In his 1959 book Slavery: A Problem in American Institutional and Intellectual Life, Elkins argued that slavery was so brutal and demeaning that it made slaves docile, obedient, and in a childlike state of psychological development. This argument, often called the "Sambo thesis," did not reflect a personal prejudice on Elkins' part toward African-Americans, but rather the influence of the work of psychologist Bruno Bettelheim, who had recently published his work on the dehumanizing effects of life in Nazi concentration camps. It should also be noted that Elkins, unlike U.B. Phillips, who had written some of the first professional histories of slavery early in the twentieth century, did not claim that African-Americans were innately inferior. Rather he argued that the brutality of the slave system crushed their humanity. Elkins' language was startling, however, and assumed that slaves had no agency whatsoever in their relationships with masters.

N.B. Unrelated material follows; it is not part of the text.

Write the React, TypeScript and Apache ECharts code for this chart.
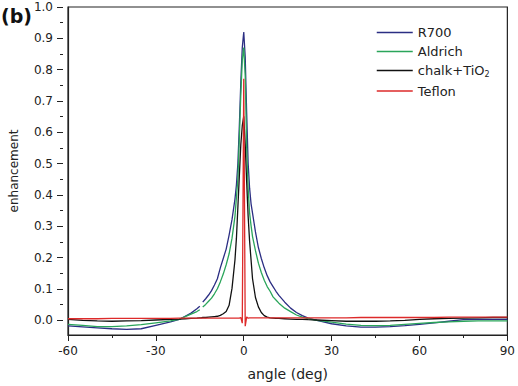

They were spiritually and psychologically powerless.
Blassingame, an African-American historian, took issue with Elkins' claims, arguing in his 1972 book Slave Community: Plantation Life in the Antebellum South that slaves had in fact developed a very rich culture that included an emphasis on the family, an institution Elkins underplayed in his book. Moreover, Blassingame claimed that slaves had been able to hold onto many elements of their African origins, which they combined with Christianity to create a new, vibrant culture under terrible circumstances.
Both Elkins and Blassingame have been criticized for their assumptions and their use of sources, but they also marked the beginning of cultural studies of slavery, books which emphasized culture as a form of resistance and focused on slaves' ability to control some aspects of their own lives. This debate, also heavily informed by the new social history, continues, but it is generally accepted that slaves were not docile, ignorant "Sambos," but people who made the most out of their situations.